Weihnachten wird der Heiland geboren. Doch die Welt bleibt die alte, so scheint es. Kriege und Krankheiten hören nicht auf. Ändert sich etwas durch das Kind in der Krippe?
Das Leben der Maria mit Szenen der Christgeburt auf Bildtafeln, die um 1500 gemalt wurden und sich am Altar der Kirche Erlau (Kirchenbezirk Glauchau-Rochlitz) befinden. ©
Foto: Rainer Oettel
Schon vor Tagen hat Christine* die Wohnung festlich geschmückt. Heute, am ersten Advent, ist alles perfekt. Aus den Fenstern leuchten Schwibbögen, auf der Kommode im Wohnzimmer musizieren propere Englein in knappen weißen Kleidchen. Christine und Peter* freuen sich auf Weihnachten, das Zusammensein mit Eltern und Geschwistern. Dann soll es endlich einmal ruhig sein, besinnlich. Es war ein anstrengendes Jahr.
Der Advent vergeht, die Zeit rennt. Christine kommt kaum zur Ruhe. Geschenke müssen ausgesucht und besorgt werden, Freunde laden immer wieder zum Glühweintrinken auf dem Weihnachtsmarkt ein. Auch das Festessen am ersten Feiertag will geplant sein, denn dann kommen alle Verwandten zu Christine und Peter zum Gansessen. Ob es auch nicht zu eng werden wird, in der kleinen Wohnung? Ob die Gans gelingt? Christine ist aufgeregt.
Mit den Vorbereitungen ist Christine so beschäftigt, dass sie fast den Termin beim Radiologen vergisst. Seit ein paar Monaten hat sie immer wieder starke Kopfschmerzen. Kein Wunder, hat sie sich gedacht, bei dem Stress auf Arbeit! Ein wenig genervt lässt sie die lästige Untersuchung in der Röhre über sich ergehen, denkt beim Stilleliegen noch: »Die Zeit hätte ich wahrlich besser nutzen können.«
Im Gespräch nach der Untersuchung ist der Arzt sehr still. Er schaut Christine nicht an. »Sie haben einen Hirntumor«, hört Christine und kann es nicht glauben. Die Worte: Nichtoperabel und sechs Monate dringen an ihr Ohr.
Als Christine von ihren Beinen aus der Praxis getragen wird, ruft ihr die Sprechstundenhilfe heiter hinterher: »Fröhliche Weihnachten!« Christine stoppt kurz. Wie soll ich jetzt noch Weihnachten feiern, denkt sie.

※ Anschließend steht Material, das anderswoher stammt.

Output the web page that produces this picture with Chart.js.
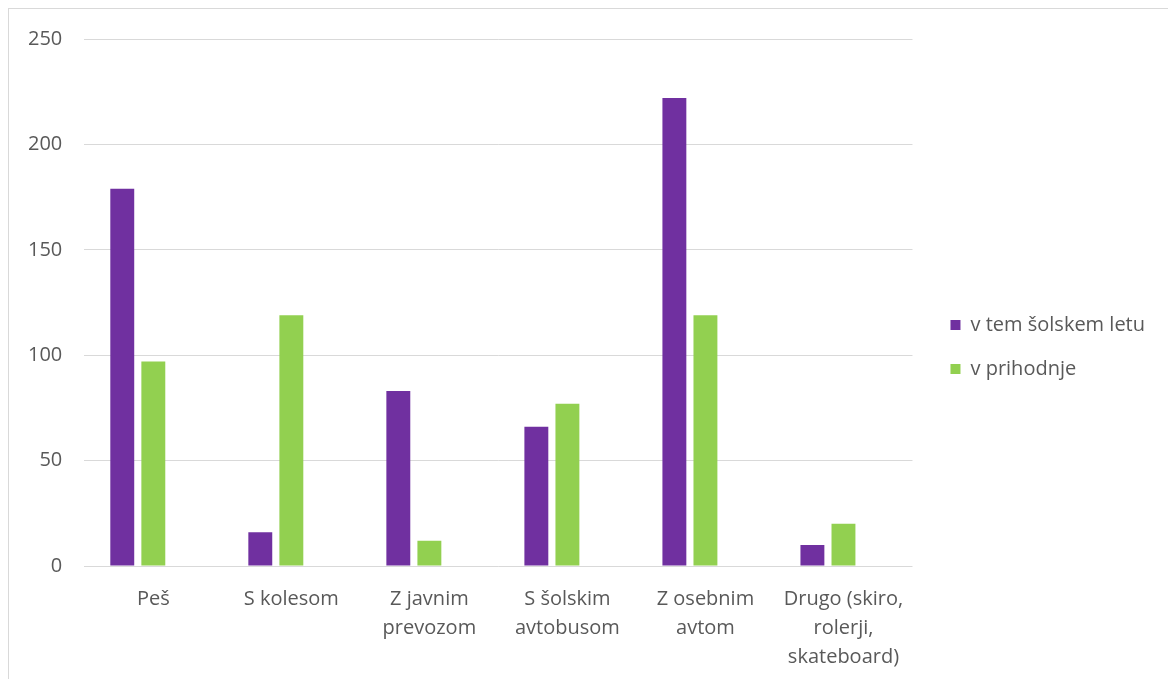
<!DOCTYPE html>
<html>
<head>
<meta charset="utf-8">
<script src="https://cdn.jsdelivr.net/npm/chart.js@4"></script>
<style>
  html, body { margin: 0; padding: 0; background: #fff; }
  #wrap { position: relative; width: 1168px; height: 679px; overflow: hidden; }
  #frame { position: absolute; left: 8px; top: 8px; width: 1200px; height: 700px; border: 1px solid #d9d9d9; box-sizing: border-box; }
  #box { position: absolute; left: 0; top: 0; width: 1168px; height: 683px; }
</style>
</head>
<body>
<div id="wrap">
  <div id="frame"></div>
  <div id="box"><canvas id="BarChart"></canvas></div>
</div>
<script>
  const categories = [
    "Peš",
    "S kolesom",
    ["Z javnim", "prevozom"],
    ["S šolskim", "avtobusom"],
    ["Z osebnim", "avtom"],
    ["Drugo (skiro,", "rolerji,", "skateboard)"],
  ];
  const thisYear = [179, 16, 83, 66, 222, 10];
  const future = [97, 119, 12, 77, 119, 20];
  // the source sheet has a third, empty series that still takes a slot
  const emptySeries = [null, null, null, null, null, null];
  const seriesNames = ["v tem šolskem letu", "v prihodnje", ""];
  const colorTemp = ["#7030a0", "#92d050", "#a5a5a5"];

  const fontFamily = "'Open Sans', 'Noto Sans', sans-serif";
  const textColor = "#595959";
  const gridColor = "#d9d9d9";

  const legendExtra = 17;
  const legendShift = 14;
  const legendLift = 14;

  // widen the space between plot and legend without spreading the legend rows
  const legendGapPlugin = {
    id: "legendGap",
    beforeLayout(chart) {
      const legend = chart.legend;
      if (!legend || legend._gapPatched) return;
      const fit = legend.fit;
      legend.fit = function () {
        fit.call(this);
        this.width += legendExtra;
      };
      legend._gapPatched = true;
    },
    afterLayout(chart) {
      if (!chart.legend) return;
      chart.legend.left += legendShift;
      chart.legend.top -= legendLift;
      chart.legend.bottom -= legendLift;
    },
  };

  function getDataSetItemConfig(data, index) {
    return {
      label: seriesNames[index],
      data: data,
      backgroundColor: colorTemp[index],
      categoryPercentage: 0.675,
      barPercentage: 0.77,
    };
  }

  const chartConfig = {
    type: "bar",
    data: {
      labels: categories,
      datasets: [thisYear, future, emptySeries].map(getDataSetItemConfig),
    },
    plugins: [legendGapPlugin],
    options: {
      responsive: true,
      maintainAspectRatio: false,
      animation: false,
      layout: {
        padding: {
          top: 39,
          left: 6,
          right: 10,
          bottom: 0,
        },
      },
      scales: {
        x: {
          grid: {
            display: false,
          },
          border: {
            display: false,
          },
          ticks: {
            color: textColor,
            padding: 11,
            maxRotation: 0,
            autoSkip: false,
            font: {
              family: fontFamily,
              size: 20,
              lineHeight: 1.45,
            },
          },
        },
        y: {
          min: 0,
          max: 250,
          ticks: {
            stepSize: 50,
            padding: 22,
            color: textColor,
            font: {
              family: fontFamily,
              size: 20,
            },
          },
          grid: {
            color: gridColor,
            lineWidth: 1,
            drawTicks: false,
          },
          border: {
            display: false,
          },
        },
      },
      plugins: {
        legend: {
          position: "right",
          labels: {
            boxWidth: 10,
            boxHeight: 10,
            padding: 24,
            color: textColor,
            font: {
              family: fontFamily,
              size: 20,
            },
            filter: (item) => item.text !== "",
          },
        },
        tooltip: {
          enabled: false,
        },
      },
    },
  };

  const ctx = document.getElementById("BarChart");
  new Chart(ctx, chartConfig);
</script>
</body>
</html>
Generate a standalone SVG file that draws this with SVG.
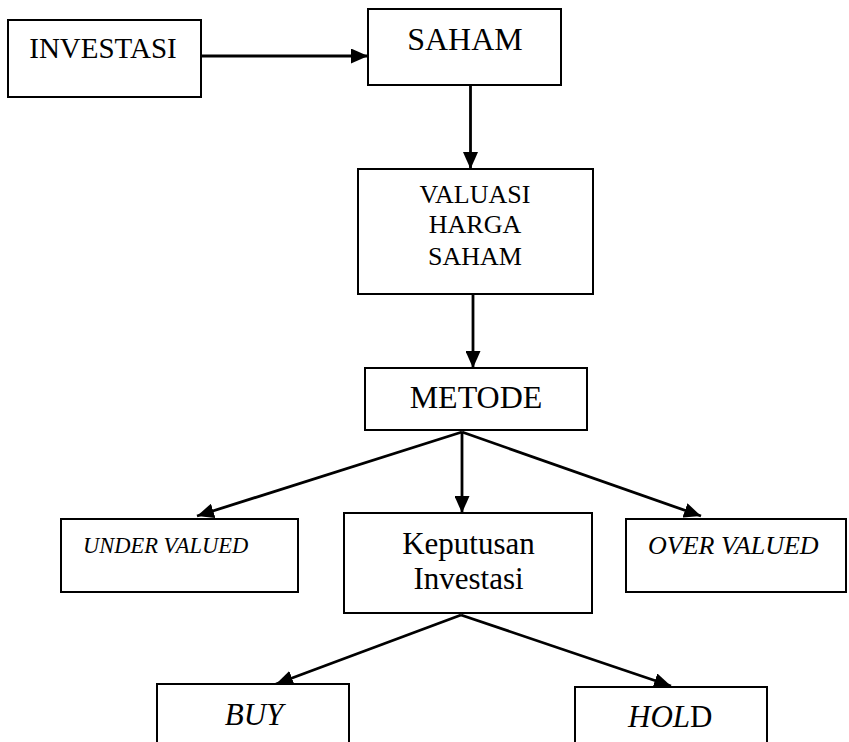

Zu Hause wird ihr übel beim Anblick der Englein und dem Lichterglanz in ihrer Wohnung. Wütend räumt sie alle Weihnachtssachen weg.
Und doch wird es Weihnachten werden. Christine kann es nicht verhindern. Auch ohne Schwibbögen, Englein, Kerzenschein und Gänsebraten wird Gott Mensch. Er kommt.
Hilflos und klein liegt er in der Krippe. Andächtig, besinnlich, war seine Geburt nicht. Die junge Maria war von der Schwangerschaft überrumpelt worden. Ohne jegliche medizinische Versorgung und unter schwierigen politischen Bedingungen musste sie ihr Kind entbinden.
Gott schickt sein Kind mitten hinein in eine unvollkommene Welt, erspart ihm nichts. Nicht die Flucht nach Ägypten, nicht den schmachvollen Tod am Kreuz. Sieht so der Heiland aus? Heiligabend. Christine will nicht zum Gottesdienst gehen. »Was soll ich da?«, hatte sie ihrer Familie geantwortet.
Jetzt klingelt es an der Tür. Draußen steht die Mutter, um Christine zur Christvesper abzuholen. Gleichgültig zieht sich Christine den Mantel an.
Im Gottesdienst wird ihr erneut übel. Die beseelten Gesichter der anderen, die feierliche Stimmung sind für Christine nur schwer zu ertragen.
Dann singt der Chor: »Es kommt ein Schiff geladen.« Es ist Christines Lieblingslied, schon seit Kindertagen. Sie kann ihren Mund nicht zum Singen öffnen, doch in ihr bewegt sich etwas.
»Und wer dies Kind mit Freuden umfangen, küssen will, muss vorher mit ihm leiden, groß Pein und Marter viel. Danach mit ihm auch sterben und geistlich auferstehn. Ewigs Leben zu erben, wie an ihm ist geschehen«, heißt es in den letzten Strophen des Liedes.
Endlich laufen Christine die Tränen, das erste Mal seit der Diagnose. Endlich kann sie sich fallen lassen, kann ihre Ängste aussprechen, sich in den Arm nehmen lassen. Frieden kehrt bei ihr ein. Nicht weil plötzlich alles gut ist, sondern weil sie spürt: Gott ist da.